Una estratégica interacción entre ideas y partidos socialdemócratas y verdes se perfila como vía esencial para que la izquierda retenga relevancia en Europa
La socialdemocracia europea entró en el siglo XXI con vigor y grandes expectativas. El paso de centuria fotografió como jefes de Gobierno a Gerhard Schröder en Alemania, Tony Blair en el Reino Unido, Lionel Jospin en Francia (con el conservador Jacques Chirac de presidente), Massimo D’Alema en Italia y Romano Prodi al frente de la Comisión Europea. El deterioro desde entonces ha sido evidente. La familia controla ahora el poder en países de menor peso (España, Portugal y Suecia son los más destacados) y en la UE perdió las presidencias de mayor peso (Comisión, Consejo, BCE, Eurogrupo). En algunos casos el descalabro es brutal, como en Francia o Grecia donde la familia política se halla casi en la irrelevancia, o grave, como el debilitamiento en Alemania o Italia.
En términos generales, la socialdemocracia no parece haberse adaptado exitosamente a las mutaciones de la sociedad europea en la era de la globalización. Su propuesta de protección social ha perdido atractivo, sea por carencias propias o por el magnetismo de ofertas alternativas de corte nacionalpopulista.
En paralelo a este declive, en el corazón de Europa asistimos a un paulatino avance de proyectos de inspiración ecologista. En Alemania, Los Verdes llevan un año adelantando en los sondeos al histórico SPD; en Francia, las recientes municipales han arrojado resultados extraordinarios para los ecologistas, que han cosechado las alcaldías de Lyon, Marsella o Estrasburgo, y fueron clave para la victoria de la socialista Anne Hidalgo en París; en países como Austria y Países Bajos mantienen una posición relevante.
Sin embargo, el despegue verde no acaba de ser rotundo. Pese a su fuerza y ascenso en el corazón de la UE, son irrelevantes en el Sur y el Este, e incluso en sus mejores plazas no cuentan con perspectivas de liderazgo real.
La cooperación entre ambas fuerzas empezó hace tiempo. Precisamente el Gobierno de Gerhard Schröder que asumió el poder en 1998 fue una coalición con los ecologistas. Experiencias parecidas se han dado en otros países en distintos niveles políticos.

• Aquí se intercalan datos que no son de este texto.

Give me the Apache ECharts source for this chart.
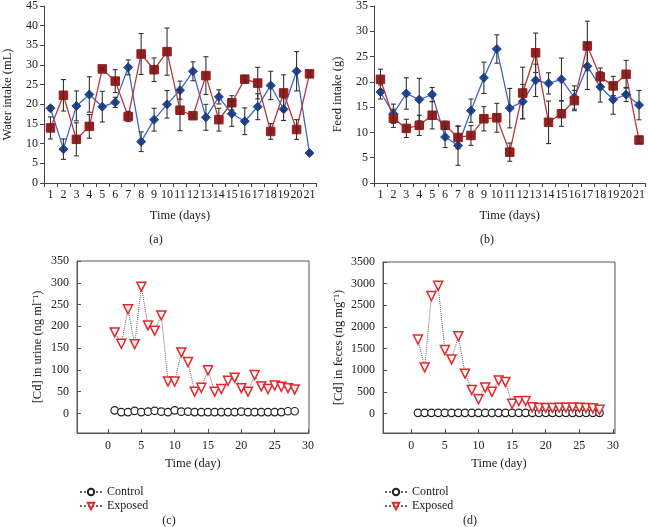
<!DOCTYPE html>
<html>
<head>
<meta charset="utf-8">
<script src="https://cdn.jsdelivr.net/npm/echarts@6/dist/echarts.min.js"></script>
<style>
html,body{margin:0;padding:0;background:#fff;}
#chart{width:648px;height:527px;}
</style>
</head>
<body>
<div id="chart"></div>
<script>
// ---------- Data ----------
const dayLabels = ['1','2','3','4','5','6','7','8','9','10','11','12','13','14','15','16','17','18','19','20','21'];

const waterBlue    = [19.0,8.6,19.6,22.5,19.4,20.5,29.4,10.5,16.1,20.0,23.6,28.4,16.7,21.9,17.6,15.7,19.4,24.8,18.75,28.4,7.6];
const waterBlueErr = [0.6,2.6,3.8,4.5,3.9,1.3,1.9,2.5,2.9,3.5,2.3,2.4,3.3,1.8,3.2,3.4,3.3,3.6,2.85,5.0,0.4];
const waterRed     = [14.0,22.3,11.1,14.4,29.0,25.9,16.9,32.8,28.8,33.4,18.5,17.1,27.3,16.1,20.4,26.4,25.4,13.1,22.9,13.6,27.75];
const waterRedErr  = [2.8,4.0,4.2,3.0,0.3,2.9,1.3,5.2,3.0,6.0,5.2,0.4,4.8,2.9,1.8,0.9,4.0,2.0,4.6,2.5,0.8];

const feedBlue     = [18.0,13.7,17.7,16.5,17.5,9.1,7.4,14.3,20.8,26.5,14.8,16.1,20.3,19.7,20.5,16.9,23.1,19.0,16.5,17.5,15.4];
const feedBlueErr  = [1.4,1.9,3.1,4.2,1.4,2.1,3.9,2.3,3.1,2.8,3.9,3.4,3.2,2.1,4.2,2.3,4.6,3.0,2.9,1.4,2.9];
const feedRed      = [20.5,12.8,10.8,11.4,13.4,11.4,9.0,9.4,12.7,12.9,6.1,17.8,25.75,12.0,13.7,16.3,27.1,21.0,19.2,21.5,8.5];
const feedRedErr   = [2.0,1.8,1.8,2.0,2.7,0.8,2.2,1.95,2.4,2.85,1.8,5.1,3.9,4.2,2.5,2.0,4.9,1.75,1.9,2.75,0.7];

const cdDays        = [1,2,3,4,5,6,7,8,9,10,11,12,13,14,15,16,17,18,19,20,21,22,23,24,25,26,27,28];
const urineControl  = [7,3,3,6,3,4,6,4,3,7,4,4,3,3,3,3,3,3,3,4,3,3,3,3,3,3,5,5];
const urineExposed  = [186,160,239,159,291,202,190,225,73,73,140,118,50,59,99,50,56,75,82,58,50,88,62,56,64,61,58,55];
const fecesControl  = [15,15,15,15,15,15,15,15,15,15,15,15,15,15,15,15,15,15,15,15,15,15,15,15,15,15,15,15];
const fecesExposed  = [1710,1065,2715,2950,1465,1250,1785,920,545,330,600,500,765,730,225,285,290,145,125,130,130,135,135,140,135,125,120,85];

const intakeTicks = { water: [0,45,5], feed: [0,35,5] };
const urineTicks = [0,50,100,150,200,250,300,350];
const fecesTicks = [0,500,1000,1500,2000,2500,3000,3500];
const dayTicks = [0,5,10,15,20,25,30];

// ---------- Styles ----------
const FONT = "'Liberation Serif','Times New Roman',serif";
const TXT = '#222';
const AX = '#444';
const BLUE_LINE = '#3b67c9', BLUE_MK = '#1d46a0';
const RED_LINE = '#b8373a', RED_MK = '#9e1b1b';

function zip3(means, errs) {
  return means.map((m, i) => [i, m - errs[i], m + errs[i]]);
}
function zipXY(xs, ys) { return xs.map((x, i) => [x, ys[i]]); }

function errRender(params, api) {
  const x = api.value(0);
  const lo = api.coord([x, api.value(1)]);
  const hi = api.coord([x, api.value(2)]);
  const hw = 2.5;
  const st = { stroke: '#333', lineWidth: 1.1 };
  return {
    type: 'group',
    children: [
      { type: 'line', shape: { x1: lo[0], y1: lo[1], x2: hi[0], y2: hi[1] }, style: st },
      { type: 'line', shape: { x1: lo[0]-hw, y1: lo[1], x2: lo[0]+hw, y2: lo[1] }, style: st },
      { type: 'line', shape: { x1: hi[0]-hw, y1: hi[1], x2: hi[0]+hw, y2: hi[1] }, style: st }
    ]
  };
}

const labelStyle = { color: TXT, fontFamily: FONT, fontSize: 12 };
const nameStyle = { color: TXT, fontFamily: FONT, fontSize: 12.5 };
const plain = v => String(v);

function catX(gi, name) {
  return {
    type: 'category', gridIndex: gi, data: dayLabels, boundaryGap: true,
    axisLine: { show: true, lineStyle: { color: AX, width: 1 } },
    axisTick: { show: true, length: 4, lineStyle: { color: AX } },
    axisLabel: Object.assign({ margin: 6, interval: 0 }, labelStyle),
    splitLine: { show: false },
    name: name, nameLocation: 'middle', nameGap: 26, nameTextStyle: nameStyle
  };
}
function valY(gi, t, name) {
  return {
    type: 'value', gridIndex: gi, min: t[0], max: t[1], interval: t[2],
    axisLine: { show: true, lineStyle: { color: AX, width: 1 } },
    axisTick: { show: true, length: 4, lineStyle: { color: AX } },
    axisLabel: Object.assign({ margin: 6 }, labelStyle),
    splitLine: { show: false },
    name: name, nameLocation: 'middle', nameGap: 30, nameTextStyle: nameStyle
  };
}
function boxX(gi, min, max) {
  return {
    type: 'value', gridIndex: gi, min: min, max: max,
    axisLine: { show: true, onZero: false, lineStyle: { color: '#555' } },
    axisTick: { show: true, inside: true, length: 4, customValues: dayTicks, lineStyle: { color: '#555' } },
    axisLabel: Object.assign({ margin: 7, customValues: dayTicks, formatter: plain }, labelStyle),
    splitLine: { show: false },
    name: 'Time (day)', nameLocation: 'middle', nameGap: 24, nameTextStyle: nameStyle
  };
}
function boxY(gi, min, max, ticks, name, gap) {
  return {
    type: 'value', gridIndex: gi, min: min, max: max,
    axisLine: { show: true, onZero: false, lineStyle: { color: '#555' } },
    axisTick: { show: true, inside: true, length: 4, customValues: ticks, lineStyle: { color: '#555' } },
    axisLabel: Object.assign({ margin: 8, customValues: ticks, formatter: plain }, labelStyle),
    splitLine: { show: false },
    name: name, nameLocation: 'middle', nameGap: gap, nameTextStyle: nameStyle
  };
}

function intakeLines(gi, blue, red) {
  return [
    { type: 'line', name: 'Group A ' + gi, xAxisIndex: gi, yAxisIndex: gi, data: blue,
      symbol: 'diamond', symbolSize: 9, z: 5,
      lineStyle: { color: BLUE_LINE, width: 1.3 },
      itemStyle: { color: BLUE_MK, borderColor: BLUE_MK } },
    { type: 'line', name: 'Group B ' + gi, xAxisIndex: gi, yAxisIndex: gi, data: red,
      symbol: 'rect', symbolSize: 8.5, z: 5,
      lineStyle: { color: RED_LINE, width: 1.3 },
      itemStyle: { color: RED_MK, borderColor: RED_MK } }
  ];
}
function errSeries(gi, means, errs) {
  return { type: 'custom', xAxisIndex: gi, yAxisIndex: gi, renderItem: errRender,
           data: zip3(means, errs), z: 6, silent: true };
}
function cdSeries(gi, ctrl, expo) {
  return [
    { type: 'line', name: 'Control', xAxisIndex: gi, yAxisIndex: gi, data: zipXY(cdDays, ctrl),
      symbol: 'circle', symbolSize: 7.5, showAllSymbol: true,
      lineStyle: { color: '#666', width: 1, type: 'dotted' },
      itemStyle: { color: '#fff', borderColor: '#222', borderWidth: 1.2 } },
    { type: 'line', name: 'Exposed', xAxisIndex: gi, yAxisIndex: gi, data: zipXY(cdDays, expo),
      symbol: 'triangle', symbolRotate: 180, symbolSize: 9, showAllSymbol: true,
      lineStyle: { color: '#666', width: 1, type: 'dotted' },
      itemStyle: { color: '#fff', borderColor: '#e8262b', borderWidth: 1.5 } }
  ];
}

const chart = echarts.init(document.getElementById('chart'), null, { renderer: 'canvas' });
chart.setOption({
  animation: false,
  backgroundColor: '#fff',
  textStyle: { fontFamily: FONT },
  grid: [
    { left: 44, top: 5, width: 272, height: 178 },
    { left: 374, top: 5, width: 273, height: 178 },
    { left: 77, top: 261, width: 232, height: 172, show: true, borderColor: '#555', borderWidth: 1 },
    { left: 383, top: 262, width: 232, height: 171, show: true, borderColor: '#555', borderWidth: 1 }
  ],
  xAxis: [
    catX(0, 'Time (days)'),
    catX(1, 'Time (days)'),
    boxX(2, -4.65, 30.15),
    boxX(3, -4.2, 30.3)
  ],
  yAxis: [
    valY(0, intakeTicks.water, 'Water intake (mL)'),
    valY(1, intakeTicks.feed, 'Feed intake (g)'),
    boxY(2, -45, 350, urineTicks, '[Cd] in urine (ng ml\u207B\u00B9)', 33),
    boxY(3, -450, 3500, fecesTicks, '[Cd] in feces (ng mg\u207B\u00B9)', 38)
  ],
  legend: [
    { left: 74, top: 481, orient: 'vertical', itemGap: 2, itemWidth: 22, itemHeight: 8,
      data: ['Control', 'Exposed'], textStyle: labelStyle, selectedMode: false },
    { left: 379, top: 481, orient: 'vertical', itemGap: 2, itemWidth: 22, itemHeight: 8,
      data: ['Control', 'Exposed'], textStyle: labelStyle, selectedMode: false }
  ],
  graphic: [
    { type: 'text', x: 156, y: 240, style: { text: '(a)', font: '12px ' + FONT, fill: TXT, align: 'center', verticalAlign: 'middle' } },
    { type: 'text', x: 487, y: 240, style: { text: '(b)', font: '12px ' + FONT, fill: TXT, align: 'center', verticalAlign: 'middle' } },
    { type: 'text', x: 169, y: 521, style: { text: '(c)', font: '12px ' + FONT, fill: TXT, align: 'center', verticalAlign: 'middle' } },
    { type: 'text', x: 470, y: 521, style: { text: '(d)', font: '12px ' + FONT, fill: TXT, align: 'center', verticalAlign: 'middle' } }
  ],
  series: [
    ...intakeLines(0, waterBlue, waterRed),
    errSeries(0, waterBlue, waterBlueErr),
    errSeries(0, waterRed, waterRedErr),
    ...intakeLines(1, feedBlue, feedRed),
    errSeries(1, feedBlue, feedBlueErr),
    errSeries(1, feedRed, feedRedErr),
    ...cdSeries(2, urineControl, urineExposed),
    ...cdSeries(3, fecesControl, fecesExposed)
  ]
});
</script>
</body>
</html>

Los Verdes son una familia no del todo uniforme, con rasgos ideológicos levemente diferentes según los países, y en muchos casos bastante pragmáticos como para establecer alianzas también con partidos de corte liberal o conservador.
Pero quizás su afinidad más natural sigue siendo con la socialdemocracia, y la interrelación entre ambas será probablemente una de las claves de lectura más importantes de la política europea de los próximos años. Se dan múltiples opciones: cooperaciones clásicas en alianzas cuyo paso marca el socio mayoritario; convergencia en plataformas abiertas detrás de candidatos independientes; intentos de cooptación del ideario verde por parte de socialdemócratas allá donde estos son fuertes y los ecologistas todavía irrelevantes; o, quién sabe, incluso el surgimiento de formaciones híbridas que fusionen las dos pulsiones políticas. Ni rojo, ni verde, ni rojiverde: marrón, como la fusión de los dos colores dentro de uno nuevo.
El marrón es un color poco habitual en los símbolos de la política, quizá por su relación con materia poco agradable. Es también, sin embargo, el de objetos y conceptos tan nobles e inspiradores como la tierra fértil o el tronco de los árboles.
Rojo o verde solo tienen pocas perspectivas de ser hegemónicos en muchos países. Quizá el marrón sea la única opción viable para que en buena parte de Europa el espectro progresista pueda conformar opciones nuevamente hegemónicas en los fragmentados panoramas políticos actuales. Veremos si por metamorfosis del rojo, fusión de rojo y verde, absorción del rojo por parte del verde o creación ex novo de contenedores del color de la tierra fértil.